Okay, so let's say they're a 49-year-old solopreneur and they say that, what do they mean by that? What they mean by that is they're not a writer. I'm close to that age not quite, but close. They're going to think about the writer that they grew up with. Right, they're not thinking about the writer I'm thinking about today because I do this as a job. But let's say they become a writer how they saw it 20 years ago. That's not going to do anything. That's not good enough.

Speaker 2:

Writing for the web today is a whole new art form, because you want to use the right words that people actually search for. Then you want to figure out what are the trends that I think, as the expert, might evolve.

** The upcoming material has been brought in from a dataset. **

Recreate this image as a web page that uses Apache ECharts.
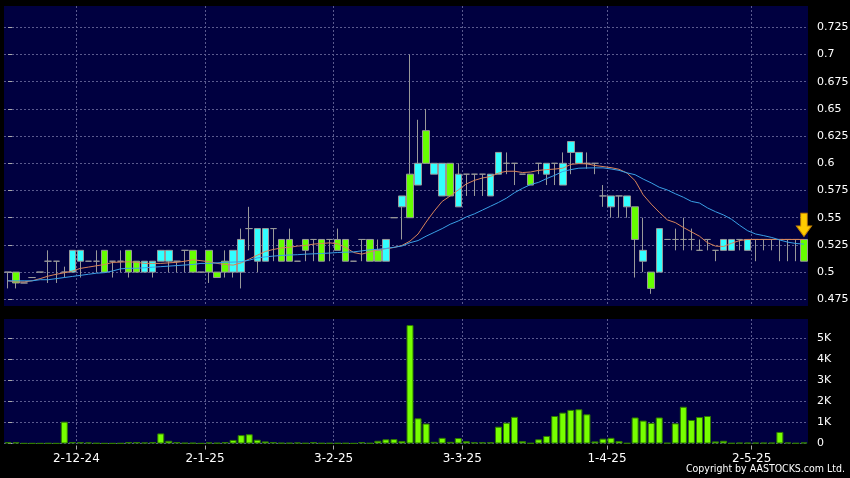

So when people say to me oh, there's no search traffic. Should we even write about this? I'm like I don't know. Tell me what the story is, and if it's like an emerging thing there's no, nobody's searching for it? Of course not, but should we not cover it? We should totally cover it.

Speaker 2:

I've had articles take off. When they were first written, nobody even talked about that thing, but it looked like they were going to, so I got that article out. You want to have the right mix. So my point is if you don't think you're a writer, the hill to climb to be a writer for the web is actually extremely steep. So consider hiring somebody. Consider hiring a ghost writer. Consider hiring somebody. Consider hiring a ghostwriter. Consider just talking and recording your stuff, recording your. They know how to write, even when they don't, even when they say they don't. They aren't a writer. And it's becoming more and more complicated, I hate to say it.